:: REQUEST ::
Shown below is a listing with pictures; reproduce exactly, and only, the lines between the ones containing "Reproduce this diagram with TikZ." and "(b45) at (610,263.5)", inclusive, leaving the pictures out.

:: ENTRIES SHOWN ::
□ □ □ □ □

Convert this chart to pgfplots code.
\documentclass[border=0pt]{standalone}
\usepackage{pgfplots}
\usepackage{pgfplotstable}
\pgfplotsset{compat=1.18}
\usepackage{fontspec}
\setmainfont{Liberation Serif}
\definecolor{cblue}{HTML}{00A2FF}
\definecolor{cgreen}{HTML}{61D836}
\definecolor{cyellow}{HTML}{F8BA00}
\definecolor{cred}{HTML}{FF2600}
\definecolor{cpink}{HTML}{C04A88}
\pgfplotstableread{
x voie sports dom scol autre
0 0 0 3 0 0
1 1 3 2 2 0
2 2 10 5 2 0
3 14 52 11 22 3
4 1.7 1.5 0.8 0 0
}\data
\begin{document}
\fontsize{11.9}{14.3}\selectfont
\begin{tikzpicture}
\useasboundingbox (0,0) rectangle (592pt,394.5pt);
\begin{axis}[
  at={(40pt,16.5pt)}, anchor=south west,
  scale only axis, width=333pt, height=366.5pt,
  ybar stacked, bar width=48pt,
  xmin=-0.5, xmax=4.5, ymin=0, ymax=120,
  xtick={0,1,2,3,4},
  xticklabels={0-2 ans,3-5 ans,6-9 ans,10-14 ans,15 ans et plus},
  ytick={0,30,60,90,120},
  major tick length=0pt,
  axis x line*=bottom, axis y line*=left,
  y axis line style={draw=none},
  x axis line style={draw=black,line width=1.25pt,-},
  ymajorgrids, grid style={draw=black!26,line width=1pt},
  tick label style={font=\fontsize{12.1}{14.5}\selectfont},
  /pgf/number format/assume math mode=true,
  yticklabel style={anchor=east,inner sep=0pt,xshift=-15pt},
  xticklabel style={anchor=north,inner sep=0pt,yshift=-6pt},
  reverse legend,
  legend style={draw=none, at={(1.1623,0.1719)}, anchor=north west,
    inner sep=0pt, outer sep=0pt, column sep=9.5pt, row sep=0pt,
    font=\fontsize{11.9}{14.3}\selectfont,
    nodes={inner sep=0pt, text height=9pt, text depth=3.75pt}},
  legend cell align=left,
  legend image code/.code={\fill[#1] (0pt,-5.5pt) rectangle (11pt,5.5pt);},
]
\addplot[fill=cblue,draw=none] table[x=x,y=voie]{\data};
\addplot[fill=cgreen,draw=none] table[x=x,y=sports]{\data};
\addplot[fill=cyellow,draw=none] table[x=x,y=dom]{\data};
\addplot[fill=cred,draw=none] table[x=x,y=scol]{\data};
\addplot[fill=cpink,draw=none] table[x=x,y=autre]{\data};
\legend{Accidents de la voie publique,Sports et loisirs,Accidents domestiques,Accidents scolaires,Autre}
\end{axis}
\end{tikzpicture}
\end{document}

□ □ □ □ □

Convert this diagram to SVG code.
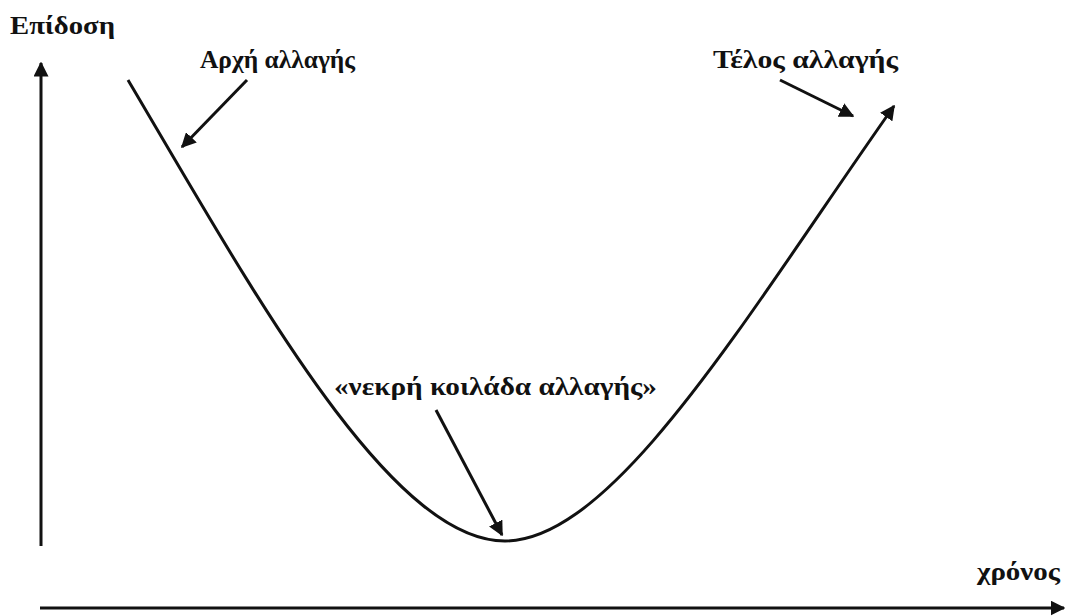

□ □ □ □ □

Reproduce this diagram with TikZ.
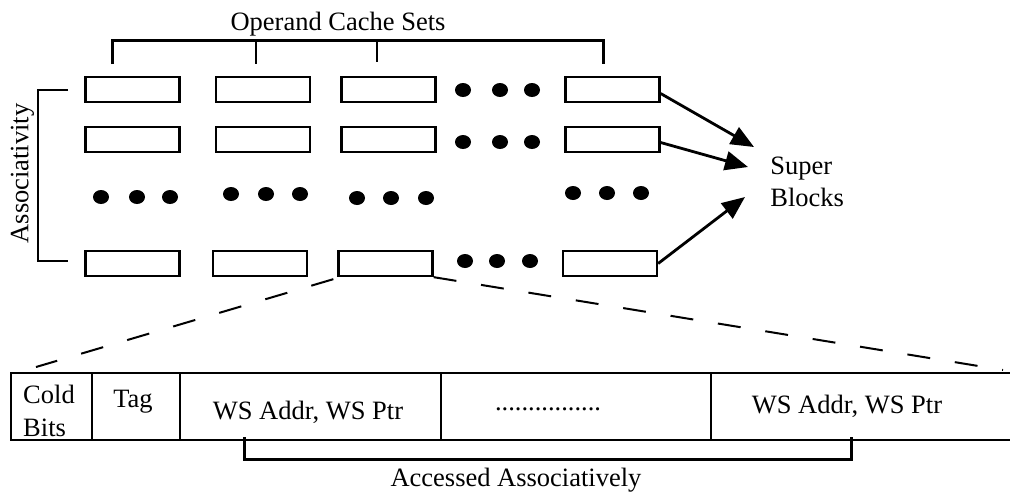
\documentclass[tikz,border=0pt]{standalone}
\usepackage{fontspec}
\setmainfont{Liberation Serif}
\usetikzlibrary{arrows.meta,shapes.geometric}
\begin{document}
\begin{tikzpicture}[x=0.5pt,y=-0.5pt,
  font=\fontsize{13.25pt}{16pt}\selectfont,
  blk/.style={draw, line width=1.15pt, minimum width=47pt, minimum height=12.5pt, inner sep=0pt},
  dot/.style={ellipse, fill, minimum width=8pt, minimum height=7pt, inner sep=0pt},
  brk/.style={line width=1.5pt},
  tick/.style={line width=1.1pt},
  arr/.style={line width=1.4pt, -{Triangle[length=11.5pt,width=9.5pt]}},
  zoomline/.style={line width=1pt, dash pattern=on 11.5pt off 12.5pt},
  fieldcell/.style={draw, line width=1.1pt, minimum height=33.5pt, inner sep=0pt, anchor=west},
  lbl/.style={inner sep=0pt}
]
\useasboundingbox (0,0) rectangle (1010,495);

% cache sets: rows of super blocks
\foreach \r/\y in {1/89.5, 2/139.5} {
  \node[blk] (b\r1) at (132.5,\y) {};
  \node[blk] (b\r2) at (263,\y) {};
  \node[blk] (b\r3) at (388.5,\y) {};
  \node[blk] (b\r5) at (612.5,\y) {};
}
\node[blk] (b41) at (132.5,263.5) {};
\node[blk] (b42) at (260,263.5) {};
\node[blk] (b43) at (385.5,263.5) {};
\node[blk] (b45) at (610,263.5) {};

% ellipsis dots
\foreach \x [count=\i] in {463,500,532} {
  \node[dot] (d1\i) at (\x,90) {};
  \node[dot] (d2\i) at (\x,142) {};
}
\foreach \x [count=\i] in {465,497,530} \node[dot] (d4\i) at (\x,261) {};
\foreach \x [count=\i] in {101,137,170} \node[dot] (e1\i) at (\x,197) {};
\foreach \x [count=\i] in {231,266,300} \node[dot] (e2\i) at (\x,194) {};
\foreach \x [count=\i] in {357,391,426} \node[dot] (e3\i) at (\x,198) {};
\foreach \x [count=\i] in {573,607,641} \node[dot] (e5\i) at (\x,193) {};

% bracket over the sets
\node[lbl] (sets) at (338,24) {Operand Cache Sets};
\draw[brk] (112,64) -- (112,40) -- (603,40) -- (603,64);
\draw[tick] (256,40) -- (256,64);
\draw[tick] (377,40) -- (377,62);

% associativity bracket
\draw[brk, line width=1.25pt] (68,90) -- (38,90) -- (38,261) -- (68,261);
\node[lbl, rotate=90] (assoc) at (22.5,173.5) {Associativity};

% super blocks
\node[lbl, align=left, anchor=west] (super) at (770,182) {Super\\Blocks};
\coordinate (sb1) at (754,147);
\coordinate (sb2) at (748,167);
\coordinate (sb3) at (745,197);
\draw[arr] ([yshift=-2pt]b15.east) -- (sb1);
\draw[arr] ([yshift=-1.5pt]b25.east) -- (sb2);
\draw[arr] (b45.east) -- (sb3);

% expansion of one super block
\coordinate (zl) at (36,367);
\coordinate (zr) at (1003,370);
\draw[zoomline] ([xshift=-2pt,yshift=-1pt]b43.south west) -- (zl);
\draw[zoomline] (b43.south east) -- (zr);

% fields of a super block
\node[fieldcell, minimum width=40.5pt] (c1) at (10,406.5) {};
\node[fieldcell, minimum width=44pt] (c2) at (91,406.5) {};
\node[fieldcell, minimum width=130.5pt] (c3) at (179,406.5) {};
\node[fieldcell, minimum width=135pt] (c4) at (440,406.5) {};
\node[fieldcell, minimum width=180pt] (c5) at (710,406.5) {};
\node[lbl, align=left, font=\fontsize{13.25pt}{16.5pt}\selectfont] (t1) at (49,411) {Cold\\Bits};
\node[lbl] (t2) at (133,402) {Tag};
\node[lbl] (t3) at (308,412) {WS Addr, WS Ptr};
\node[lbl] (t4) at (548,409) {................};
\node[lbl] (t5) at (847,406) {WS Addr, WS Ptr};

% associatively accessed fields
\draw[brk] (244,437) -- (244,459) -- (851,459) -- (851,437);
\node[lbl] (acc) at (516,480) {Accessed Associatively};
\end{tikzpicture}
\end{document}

□ □ □ □ □

:: CORRECT ANSWER ::
Reproduce this diagram with TikZ.
\documentclass[tikz,border=0pt]{standalone}
\usepackage{fontspec}
\setmainfont{Liberation Serif}
\usetikzlibrary{arrows.meta,shapes.geometric}
\begin{document}
\begin{tikzpicture}[x=0.5pt,y=-0.5pt,
  font=\fontsize{13.25pt}{16pt}\selectfont,
  blk/.style={draw, line width=1.15pt, minimum width=47pt, minimum height=12.5pt, inner sep=0pt},
  dot/.style={ellipse, fill, minimum width=8pt, minimum height=7pt, inner sep=0pt},
  brk/.style={line width=1.5pt},
  tick/.style={line width=1.1pt},
  arr/.style={line width=1.4pt, -{Triangle[length=11.5pt,width=9.5pt]}},
  zoomline/.style={line width=1pt, dash pattern=on 11.5pt off 12.5pt},
  fieldcell/.style={draw, line width=1.1pt, minimum height=33.5pt, inner sep=0pt, anchor=west},
  lbl/.style={inner sep=0pt}
]
\useasboundingbox (0,0) rectangle (1010,495);

% cache sets: rows of super blocks
\foreach \r/\y in {1/89.5, 2/139.5} {
  \node[blk] (b\r1) at (132.5,\y) {};
  \node[blk] (b\r2) at (263,\y) {};
  \node[blk] (b\r3) at (388.5,\y) {};
  \node[blk] (b\r5) at (612.5,\y) {};
}
\node[blk] (b41) at (132.5,263.5) {};
\node[blk] (b42) at (260,263.5) {};
\node[blk] (b43) at (385.5,263.5) {};
\node[blk] (b45) at (610,263.5) {};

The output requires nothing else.